• **Dataset extract**:
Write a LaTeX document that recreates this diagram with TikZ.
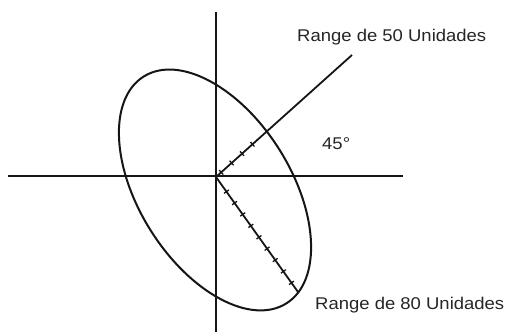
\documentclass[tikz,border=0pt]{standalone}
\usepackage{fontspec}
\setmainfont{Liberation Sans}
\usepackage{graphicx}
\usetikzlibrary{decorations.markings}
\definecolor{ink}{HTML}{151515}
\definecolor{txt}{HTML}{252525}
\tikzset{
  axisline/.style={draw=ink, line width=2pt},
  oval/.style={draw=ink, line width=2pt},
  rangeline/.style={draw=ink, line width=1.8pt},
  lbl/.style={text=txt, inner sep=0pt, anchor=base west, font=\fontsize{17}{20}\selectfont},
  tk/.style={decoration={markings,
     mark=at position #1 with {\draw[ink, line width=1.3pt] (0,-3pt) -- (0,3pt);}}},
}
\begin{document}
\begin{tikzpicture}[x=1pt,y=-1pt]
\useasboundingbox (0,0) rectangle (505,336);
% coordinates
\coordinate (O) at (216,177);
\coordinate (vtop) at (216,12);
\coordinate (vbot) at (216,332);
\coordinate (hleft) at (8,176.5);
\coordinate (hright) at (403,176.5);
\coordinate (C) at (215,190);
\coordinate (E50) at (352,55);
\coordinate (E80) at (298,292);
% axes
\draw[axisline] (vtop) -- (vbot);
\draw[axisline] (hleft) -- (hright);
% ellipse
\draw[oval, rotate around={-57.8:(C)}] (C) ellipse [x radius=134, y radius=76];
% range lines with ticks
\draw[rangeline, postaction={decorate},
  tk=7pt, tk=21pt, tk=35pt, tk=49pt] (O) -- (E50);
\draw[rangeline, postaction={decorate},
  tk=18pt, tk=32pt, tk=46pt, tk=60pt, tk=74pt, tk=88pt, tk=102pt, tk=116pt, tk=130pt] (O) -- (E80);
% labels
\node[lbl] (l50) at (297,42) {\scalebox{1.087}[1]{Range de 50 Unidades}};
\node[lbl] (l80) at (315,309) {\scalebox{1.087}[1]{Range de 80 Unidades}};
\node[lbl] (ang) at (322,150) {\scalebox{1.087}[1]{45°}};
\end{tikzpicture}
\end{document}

• **Do this**: Give an exact copy of the material, leaving out every picture.

• **Finished answer**:
Write a LaTeX document that recreates this diagram with TikZ.
\documentclass[tikz,border=0pt]{standalone}
\usepackage{fontspec}
\setmainfont{Liberation Sans}
\usepackage{graphicx}
\usetikzlibrary{decorations.markings}
\definecolor{ink}{HTML}{151515}
\definecolor{txt}{HTML}{252525}
\tikzset{
  axisline/.style={draw=ink, line width=2pt},
  oval/.style={draw=ink, line width=2pt},
  rangeline/.style={draw=ink, line width=1.8pt},
  lbl/.style={text=txt, inner sep=0pt, anchor=base west, font=\fontsize{17}{20}\selectfont},
  tk/.style={decoration={markings,
     mark=at position #1 with {\draw[ink, line width=1.3pt] (0,-3pt) -- (0,3pt);}}},
}
\begin{document}
\begin{tikzpicture}[x=1pt,y=-1pt]
\useasboundingbox (0,0) rectangle (505,336);
% coordinates
\coordinate (O) at (216,177);
\coordinate (vtop) at (216,12);
\coordinate (vbot) at (216,332);
\coordinate (hleft) at (8,176.5);
\coordinate (hright) at (403,176.5);
\coordinate (C) at (215,190);
\coordinate (E50) at (352,55);
\coordinate (E80) at (298,292);
% axes
\draw[axisline] (vtop) -- (vbot);
\draw[axisline] (hleft) -- (hright);
% ellipse
\draw[oval, rotate around={-57.8:(C)}] (C) ellipse [x radius=134, y radius=76];
% range lines with ticks
\draw[rangeline, postaction={decorate},
  tk=7pt, tk=21pt, tk=35pt, tk=49pt] (O) -- (E50);
\draw[rangeline, postaction={decorate},
  tk=18pt, tk=32pt, tk=46pt, tk=60pt, tk=74pt, tk=88pt, tk=102pt, tk=116pt, tk=130pt] (O) -- (E80);
% labels
\node[lbl] (l50) at (297,42) {\scalebox{1.087}[1]{Range de 50 Unidades}};
\node[lbl] (l80) at (315,309) {\scalebox{1.087}[1]{Range de 80 Unidades}};
\node[lbl] (ang) at (322,150) {\scalebox{1.087}[1]{45°}};
\end{tikzpicture}
\end{document}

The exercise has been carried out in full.